Group prenatal care can improve pregnancy outcomes in the area of reducing preterm births and increasing breastfeeding initiation, psychosocial function, and patient satisfaction, without incurring any additional costs over standard care, according to a study published in the August issue of Obstetrics & Gynecology.
The lead author is Jeannette Ickovics, professor at Yale School of Medicine's Department of Epidemiology & Public Health (EPH), with co-authors from Yale, Emory University, and the Centering Pregnancy and Parenting Association in Cheshire.
Ickovics is head of EPH's Social and Behavioral Science Program, deputy director of the Yale Center for Clinical Investigation, and director of CARE: Community Alliance for Research and Engagement.
"Preterm birth has been an intractable problem, with few interventions having any impact," Ickovics said. "The goal of this project was to determine whether an innovative model of group prenatal care could improve birth outcomes as well as other psychosocial outcomes for at-risk young women in our community."
The multi-site randomized controlled trial was at two university-affiliated hospital prenatal clinics at Yale-New Haven Hospital and Emory University Hospital. Pregnant women aged 14-25 were randomly assigned to group or standard individual care. The average age of participants was 20.4 years and 80 percent of the women were African American.
Group participants actively participated in their prenatal care in a setting with other women having the same expected delivery month. Led by a credentialed prenatal provider (obstetrician and/or midwife), Centering Pregnancy, an integrative prenatal care model, combined three primary components: assessment, educations/skills building, and support.
The women received "one stop prenatal care" and became empowered through education and skills building related to having a healthy pregnancy, childbirth preparation, and postpartum/parenting. They were also provided opportunities for community building with other pregnant women.
Traditional care participants received one-on-one exam room visits with care provided by a credentialed prenatal provider. The educational component of care in the traditional setting was provider-dependent and based on time available and/or responses to patients' questions. There were few opportunities for the participants to interact socially with other pregnant women.
The authors concluded that the women randomized to group prenatal care had clinical and psychological advantages to those receiving individual care. The study documented a 33 percent reduction in the odds of preterm birth. Other birth and psychosocial outcomes were as good or better in group care versus traditional prenatal care.
Women in group prenatal care were more likely to receive adequate prenatal care and reported greater satisfaction with that care. They also had more prenatal care knowledge, felt more prepared for labor and delivery, and were more likely to initiate breastfeeding. Basic billing from hospital records available from Yale-New Haven Hospital indicated no significant difference in raw costs of prenatal care or delivery care costs.

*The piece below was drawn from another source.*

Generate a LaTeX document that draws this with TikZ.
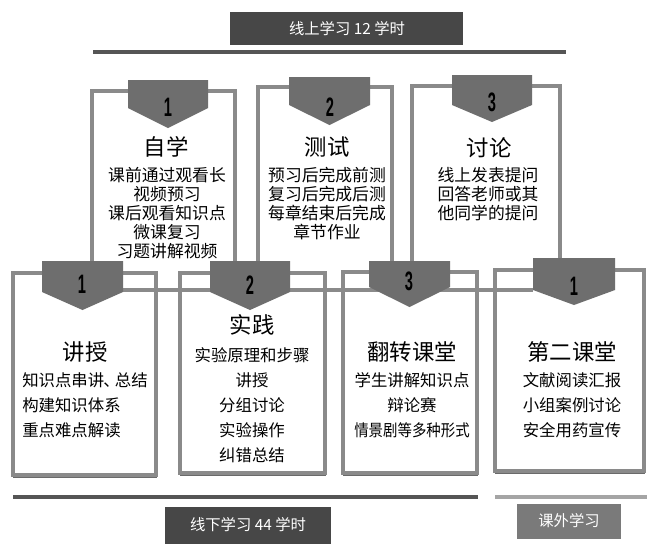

"These study results affirm our belief that group care is superior to individual care in supporting women to have healthy pregnancy outcomes," said Sharon Schindler Rising, founder and executive director.
"Every woman deserves to have these benefits. It is the mission of the Centering Pregnancy and Parenting Association that the Centering Pregnancy model of care will become the standard for prenatal care delivery."
Ickovics concluded, "Based on the results of our study, group prenatal care may be one potential approach toward addressing much needed changes in the healthcare system. Pregnancy is an important 'window of opportunity' to have a positive impact on the health of women and their families."